基于密度泛函理论的硅酸钙水化活性差异研究

  • 通讯作者:

    齐冲冲    E-mail: chongchong.qi@csu.edu.cn

文章亮点

  • (1) 从单胞、表面及水分子吸附的角度,系统对比了β-C2S和M3-C3S水化活性的差异。
  • (2) 首次通过成键特性和Bader电荷对β-C2S和M3-C3S单胞的原子进行分类。
  • (3) 分析对比了单胞优化、表面弛豫及水分子吸附后的硅酸盐内部及与水分子间的电子转移规律。
  • 水泥水化是水泥基材料强度产生的根本原因。通过阐明硅酸钙的结构特性和电子性质可以揭示其水化活性的差异。本文通过密度泛函理论对β-C2S和M3-C3S进行了综合比较,研究了它们在单胞、表面重构过程和单个水吸附后的原子结构以及Bader电荷。通过考虑成键特性和Bader电荷,确定了β-C2S和M3-C3S中不同类型的原子。
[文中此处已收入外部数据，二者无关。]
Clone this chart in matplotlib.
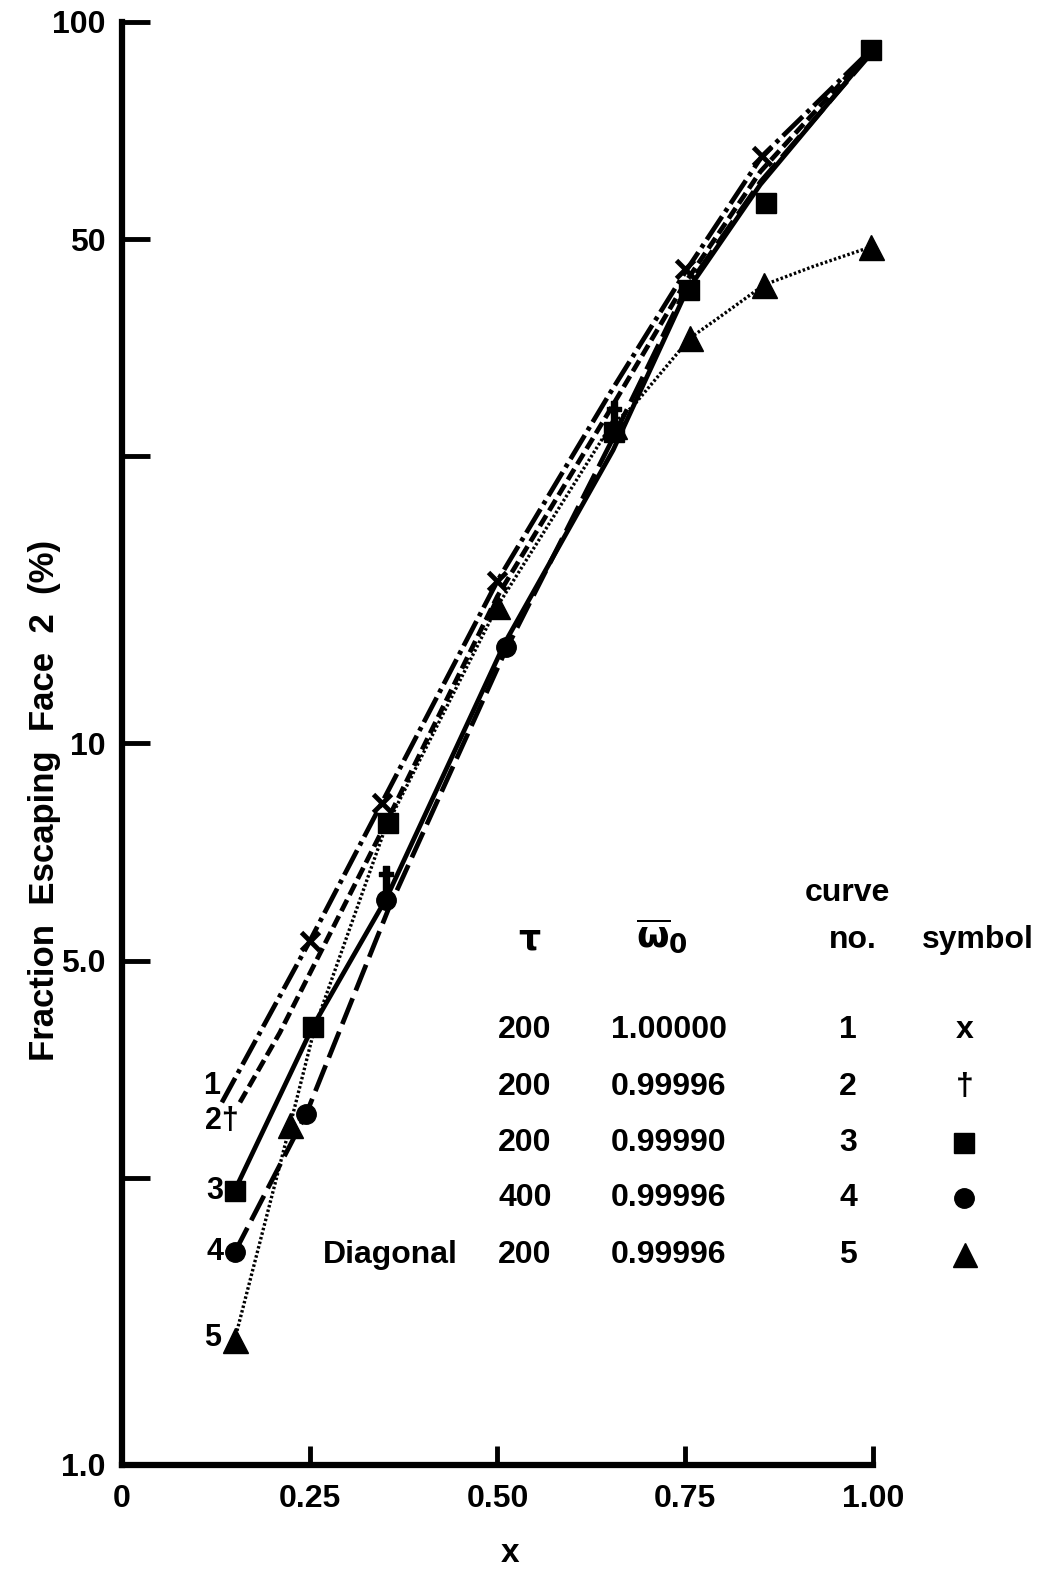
import numpy as np
import matplotlib
matplotlib.use("Agg")
import matplotlib.pyplot as plt
from matplotlib.ticker import NullLocator

plt.rcParams['font.family'] = ['Liberation Sans', 'DejaVu Sans']
plt.rcParams['font.weight'] = 'bold'
plt.rcParams['mathtext.default'] = 'bf'
plt.rcParams['lines.scale_dashes'] = False

# curve traces: x vs fraction escaping face 2 (%)
x1 = [0.133, 0.25, 0.346, 0.50, 0.65, 0.75, 0.852, 1.0]
y1 = [3.18, 5.32, 8.27, 16.8, 30.6, 45.0, 65.1, 92.0]

x2 = [0.157, 0.21, 0.35, 0.50, 0.65, 0.75, 0.85, 1.0]
y2 = [3.18, 3.97, 7.7, 16.0, 29.0, 43.5, 62.0, 92.0]

x3 = [0.15, 0.254, 0.352, 0.51, 0.654, 0.75, 0.85, 1.0]
y3 = [2.40, 4.05, 6.1, 13.8, 25.5, 42.0, 59.5, 91.5]

x4 = [0.15, 0.245, 0.355, 0.51, 0.65, 0.75, 0.85, 1.0]
y4 = [1.97, 3.06, 5.9, 13.4, 26.0, 42.5, 60.0, 91.0]

x5 = [0.15, 0.224, 0.257, 0.35, 0.50, 0.65, 0.68, 0.757, 0.796, 0.855, 0.92, 0.998]
y5 = [1.49, 2.96, 4.05, 7.6, 15.5, 27.5, 29.3, 36.5, 39.0, 43.2, 45.8, 48.8]

# plotted symbols
cross_x = [0.25, 0.346, 0.50, 0.75, 0.852]
cross_y = [5.32, 8.27, 16.8, 45.5, 65.1]
dagger_x = [0.352, 0.655]
dagger_y = [6.47, 28.5]
square_x = [0.15, 0.254, 0.354, 0.655, 0.755, 0.857, 0.997]
square_y = [2.40, 4.05, 7.76, 27.0, 42.5, 56.1, 91.5]
circle_x = [0.15, 0.245, 0.352, 0.511]
circle_y = [1.97, 3.06, 6.07, 13.6]
tri_x = [0.15, 0.224, 0.50, 0.655, 0.757, 0.855, 0.998]
tri_y = [1.49, 2.96, 15.5, 27.5, 36.5, 43.2, 48.8]

# axis ticks
x_ticks = [0, 0.25, 0.50, 0.75, 1.00]
x_tick_labels = ['0', '0.25', '0.50', '0.75', '1.00']
y_ticks = [1, 2.5, 5, 10, 25, 50, 100]
y_tick_labels = ['1.0', '', '5.0', '10', '', '50', '100']

# table of cases
geometry = ['', '', '', '', 'Diagonal']
tau = ['200', '200', '200', '400', '200']
omega = ['1.00000', '0.99996', '0.99990', '0.99996', '0.99996']
curve_no = ['1', '2', '3', '4', '5']

fig = plt.figure(figsize=(10.5, 15.74), dpi=100)
ax = fig.add_axes([0.1162, 0.0693, 0.7152, 0.9168])
ax.set_yscale('log')
ax.set_xlim(0, 1)
ax.set_ylim(1, 100)

lw = 3.4
ax.plot(x1, y1, color='black', lw=lw, dashes=(20, 4, 3, 4), clip_on=False)
ax.plot(x2, y2, color='black', lw=lw, dashes=(9, 4), clip_on=False)
ax.plot(x3, y3, color='black', lw=lw, clip_on=False)
ax.plot(x4, y4, color='black', lw=lw, dashes=(20, 6), clip_on=False)
ax.plot(x5, y5, color='black', lw=2.4, dashes=(1.8, 1.6), clip_on=False)

ax.plot(cross_x, cross_y, 'x', color='black', ms=13, mew=3.5, clip_on=False, zorder=4)
ax.plot(dagger_x, dagger_y, ls='none', marker=r'$\dagger$', color='black', ms=20,
        clip_on=False, zorder=4)
ax.plot(square_x, square_y, 's', color='black', ms=15, clip_on=False, zorder=4)
ax.plot(circle_x, circle_y, 'o', color='black', ms=14, clip_on=False, zorder=4)
ax.plot(tri_x, tri_y, '^', color='black', ms=18, clip_on=False, zorder=4)

# curve numbers at the left ends
ax.text(0.13, 3.35, '1', fontsize=22, ha='right', va='center')
ax.text(0.155, 3.0, '2\u2020', fontsize=22, ha='right', va='center')
ax.text(0.135, 2.40, '3', fontsize=22, ha='right', va='center')
ax.text(0.135, 1.97, '4', fontsize=22, ha='right', va='center')
ax.text(0.132, 1.50, '5', fontsize=22, ha='right', va='center')

for s in ['top', 'right']:
    ax.spines[s].set_visible(False)
for s in ['left', 'bottom']:
    ax.spines[s].set_linewidth(4.5)

ax.set_xticks(x_ticks)
ax.set_xticklabels(x_tick_labels)
ax.set_yticks(y_ticks)
ax.set_yticklabels(y_tick_labels)
ax.yaxis.set_minor_locator(NullLocator())
ax.tick_params(axis='y', direction='in', length=20, width=3.5, labelsize=23, pad=12)
ax.tick_params(axis='x', direction='in', length=14, width=3.5, labelsize=23, pad=14)

fig.text(45 / 1050, 1 - 800 / 1574, 'Fraction  Escaping  Face  2  (%)', rotation=90,
         fontsize=25, ha='center', va='center')
fig.text(510 / 1050, 1 - 1553 / 1574, 'x', fontsize=24, ha='center', va='center')

# legend table
def fx(px):
    return px / 1050

def fy(py):
    return 1 - py / 1574

fs = 23
fig.text(fx(530), fy(940), r'$\tau$', fontsize=fs + 2, ha='center', va='center')
fig.text(fx(662), fy(936), r'$\overline{\omega}_0$', fontsize=fs + 4, ha='center', va='center')
fig.text(fx(847), fy(893), 'curve', fontsize=fs, ha='center', va='center')
fig.text(fx(853), fy(940), 'no.', fontsize=fs, ha='center', va='center')
fig.text(fx(978), fy(940), 'symbol', fontsize=fs, ha='center', va='center')

row_y = [1030, 1087, 1143, 1198, 1255]
for i, py in enumerate(row_y):
    if geometry[i]:
        fig.text(fx(458), fy(py), geometry[i], fontsize=fs, ha='right', va='center')
    fig.text(fx(525), fy(py), tau[i], fontsize=fs, ha='center', va='center')
    fig.text(fx(669), fy(py), omega[i], fontsize=fs, ha='center', va='center')
    fig.text(fx(848), fy(py), curve_no[i], fontsize=fs, ha='center', va='center')

fig.text(fx(965), fy(row_y[0]), 'x', fontsize=fs, ha='center', va='center')
fig.text(fx(965), fy(row_y[1]), '\u2020', fontsize=fs, ha='center', va='center')
ax.plot([fx(964)], [fy(row_y[2])], 's', color='black', ms=14, transform=fig.transFigure, clip_on=False)
ax.plot([fx(964)], [fy(row_y[3])], 'o', color='black', ms=14, transform=fig.transFigure, clip_on=False)
ax.plot([fx(965)], [fy(row_y[4])], '^', color='black', ms=17, transform=fig.transFigure, clip_on=False)

fig.savefig('out.png', dpi=100)
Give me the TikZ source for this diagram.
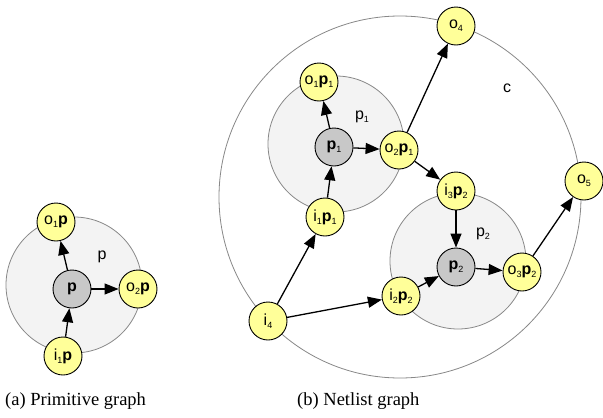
\documentclass[tikz,border=0pt]{standalone}
\usepackage{fontspec}
\setmainfont{Liberation Serif}
\setsansfont{Liberation Sans}
\usetikzlibrary{arrows.meta}
\definecolor{yellowfill}{HTML}{FFFF99}
\definecolor{greyfill}{HTML}{C8C8C8}
\definecolor{regionfill}{HTML}{F3F3F3}
\definecolor{regionline}{HTML}{888888}
\newcommand\sbs[1]{\raisebox{-0.35ex}{\fontsize{9}{10}\selectfont #1}}
\begin{document}
\begin{tikzpicture}[x=1pt,y=-1pt,
  vtx/.style={circle,draw=black,line width=0.9pt,fill=yellowfill,minimum size=38pt,inner sep=0pt,font=\sffamily\fontsize{16}{18}\selectfont},
  prim/.style={vtx,fill=greyfill},
  region/.style={circle,draw=regionline,fill=regionfill,line width=0.8pt,inner sep=0pt},
  outer/.style={circle,draw=regionline,fill=white,line width=0.8pt,inner sep=0pt},
  lbl/.style={font=\sffamily\fontsize{16}{18}\selectfont},
  arr/.style={-{Triangle[length=14pt,width=11pt]},line width=1.3pt},
  captxt/.style={font=\fontsize{18.5}{20}\selectfont,anchor=base west,inner sep=0pt}
]
\useasboundingbox (0,0) rectangle (603,418);
% ---- (a) primitive graph
\node[region,minimum size=136pt] (regA) at (74,285) {};
\node[lbl] (labA) at (102,257) {p};
\node[prim] (pA) at (72,289) {\textbf{p}};
\node[vtx] (o1A) at (56,222) {o\sbs{1}\textbf{p}};
\node[vtx] (o2A) at (138,289) {o\sbs{2}\textbf{p}};
\node[vtx] (i1A) at (63,356) {i\sbs{1}\textbf{p}};
\draw[arr] (pA) -- (o1A);
\draw[arr] (pA) -- (o2A);
\draw[arr] (i1A) -- (pA);
% ---- (b) netlist graph
\node[outer,minimum size=362pt] (regC) at (400,197) {};
\node[region,minimum size=136pt] (regP1) at (336,144) {};
\node[region,minimum size=136pt] (regP2) at (458,261) {};
\node[lbl] (labC) at (507,88) {c};
\node[lbl] (labP1) at (362,117) {p\sbs{1}};
\node[lbl] (labP2) at (483,234) {p\sbs{2}};
\node[prim] (p1) at (334,147) {\textbf{p}\sbs{1}};
\node[prim] (p2) at (456,267) {\textbf{p}\sbs{2}};
\node[vtx] (o1p1) at (319,82) {o\sbs{1}\textbf{p}\sbs{1}};
\node[vtx] (o2p1) at (399,150) {o\sbs{2}\textbf{p}\sbs{1}};
\node[vtx] (i1p1) at (325,217) {i\sbs{1}\textbf{p}\sbs{1}};
\node[vtx] (i3p2) at (456,191) {i\sbs{3}\textbf{p}\sbs{2}};
\node[vtx] (i2p2) at (401,296) {i\sbs{2}\textbf{p}\sbs{2}};
\node[vtx] (o3p2) at (522,272) {o\sbs{3}\textbf{p}\sbs{2}};
\node[vtx] (o4) at (456,26) {o\sbs{4}};
\node[vtx] (o5) at (584,181) {o\sbs{5}};
\node[vtx] (i4) at (268,321) {i\sbs{4}};
\draw[arr] (p1) -- (o1p1);
\draw[arr] (p1) -- (o2p1);
\draw[arr] (i1p1) -- (p1);
\draw[arr] (o2p1) -- (o4);
\draw[arr] (o2p1) -- (i3p2);
\draw[arr] (i3p2) -- (p2);
\draw[arr] (i2p2) -- (p2);
\draw[arr] (p2) -- (o3p2);
\draw[arr] (o3p2) -- (o5);
\draw[arr] (i4) -- (i1p1);
\draw[arr] (i4) -- (i2p2);
% ---- captions
\node[captxt] (capA) at (5,405) {(a) Primitive graph};
\node[captxt] (capB) at (297,405) {(b) Netlist graph};
\end{tikzpicture}
\end{document}
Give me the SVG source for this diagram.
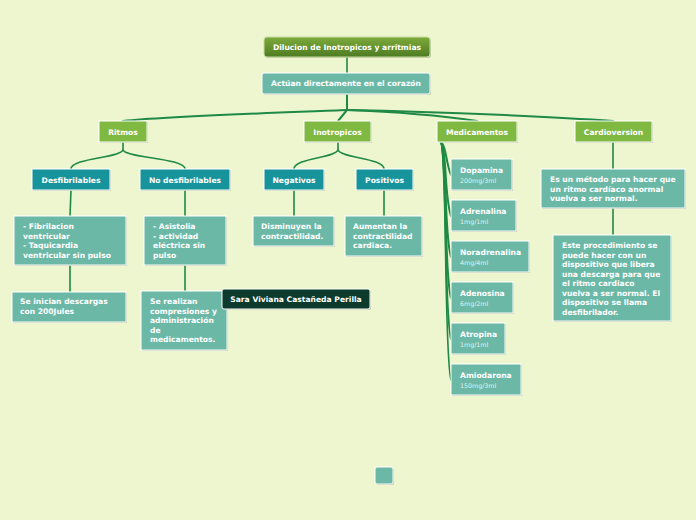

在β-C2S中Ca和O原子分别被划分为两组和四组,M3-C3S中Si、Ca和O原子分别被分为三组、四组和四组。在M3-C3S的单胞中,作者注意到一种高活性的O原子具有特殊特征(即无O–Si键),这可能是M3-C3S活性更高的根本原因。β-C2S和M3-C3S表面的价电子分布比其单胞分布的更加均匀,因此表明一些表面原子在弛豫后活性增强。在水的吸附过程中,β-C2S和M3-C3S的电子通过位置的改变和键的形成/断裂从表面转移到吸附的水分子上。Bader电荷分析表明:Ca/O原子的平均价电子数在β-C2S中为6.437/7.550,在M3-C3S中为6.481/7.537,M3-C3S中Ca和O原子的反应活性普遍高于β-C2S。此外,H2O在β-C2S和M3-C3S上的价电子的平均变化分别为0.041和0.226,H2O在M3-C3S表面获得的电子数比β-C2S更高。这项研究进一步解释了硅酸钙水化反应活性的差异,对高反应性和环境友好型水泥的设计大有裨益。

  • Research Article

    Hydration reactivity difference between dicalcium silicate and tricalcium silicate revealed from structural and Bader charge analysis

    + Author Affiliations
    • Cement hydration is the underlying mechanism for the strength development in cement-based materials. The structural and electronic properties of calcium silicates should be elucidated to reveal their difference in hydration reactivity. Here, we comprehensively compared β-C2S and M3-C3S and investigated their structural properties and Bader charge in the unit cell, during surface reconstruction and after single water adsorption via density functional theory. We identified different types of atoms in β-C2S and M3-C3S by considering the bonding characteristics and Bader charge. We then divided the atoms into the following groups: for β-C2S, Ca and O atoms divided into two and four groups, respectively; for M3-C3S, Ca, O, and Si atoms divided into four, four, and three groups, respectively. Results revealed that the valence electron distribution on the surface was more uniform than that on the unit cell, indicating that some atoms became more reactive after surface relaxation. During water adsorption, the electrons of β-C2S and M3-C3S were transferred from the surface to the adsorbed water molecules through position redistribution and bond formation/breaking. On this basis, we explained why β-C2S and M3-C3S had activity differences. A type of O atom with special bond characteristics (no O–Si bonds) and high reactivity existed in the unit cell of M3-C3S. Bader charge analysis showed that the reactivity of Ca and O atoms was generally higher in M3-C3S than in β-C2S. Ca/O atoms had average valence electron numbers of 6.437/7.550 in β-C2S and 6.481/7.537 in M3-C3S. Moreover, the number of electrons gained by water molecules in M3-C3S at the surface was higher than that in β-C2S. The average variations in the valence electrons of H2O on β-C2S and M3-C3S were 0.041 and 0.226, respectively. This study further explains the differences in the hydration reactivity of calcium silicates and would be also useful for the design of highly reactive and environmentally friendly cements.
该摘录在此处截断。